The Americans shot down enemy combat air patrols protecting the Soviet main task force and sent in waves of F-18s and A-6 intruders to destroy their key ships, including the pride of the Soviet fleet, the cruiser Riga.  Soviet subs managed to whittle down one of the task forces with supply ships but could not destroy it completely before it got under American carrier air cover.  With few Soviet interceptors left to challenge the US carrier's F-14 Tomcats, the Soviet bomber and attack planes quickly became useless and the Soviet commander was not quite desperate enough to send his men out on suicide missions.
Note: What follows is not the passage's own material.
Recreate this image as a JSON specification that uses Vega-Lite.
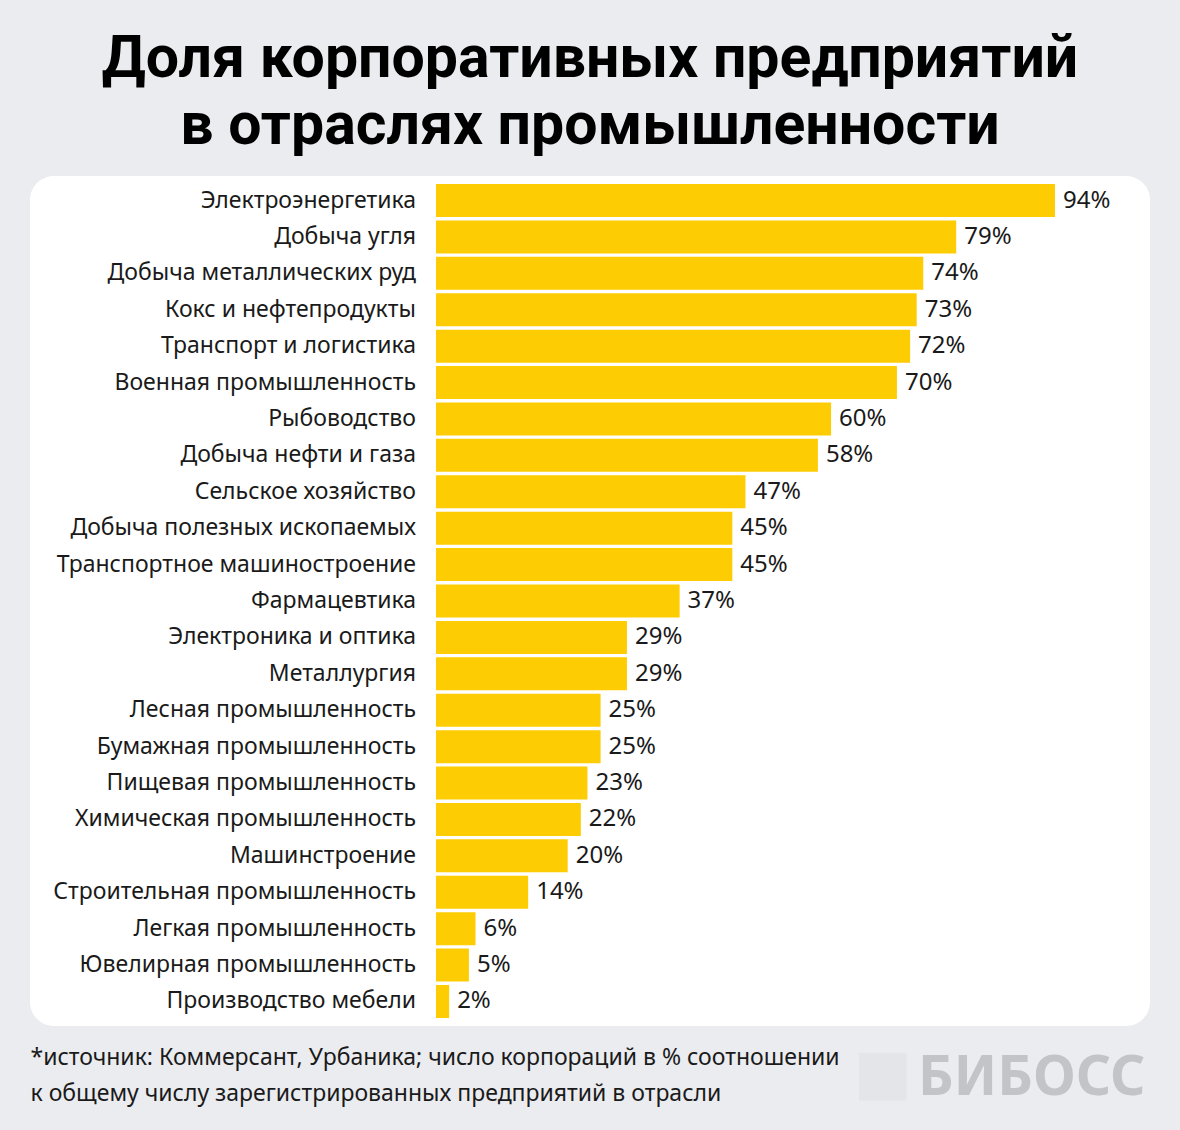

One of the Marine ships got through to their destination in Hakodate while all of the supply units (although 2 of them were damaged) managed to get to friendly port as well.  Tactical coordination with submarines and surface units managed to result in the decimation of the Soviet fleet.  This scenario teaches one of the fundamental lessons of the Fleet series - defensive air power is hugely decisive and the sooner you can get your guys under the protection of fighter aircraft, the better off you will be.  The Soviet player needs to find ways to hit at the American ships early in the game before they can find air cover.  The decisive US victory made up for the earlier thrashing of the Americans by the Soviets in an earlier game of the previous scenario "Return of the Dreadnoughts", whereupon the Russians reduced two American task forces to scrap metal near the tip of northern Hokkaido.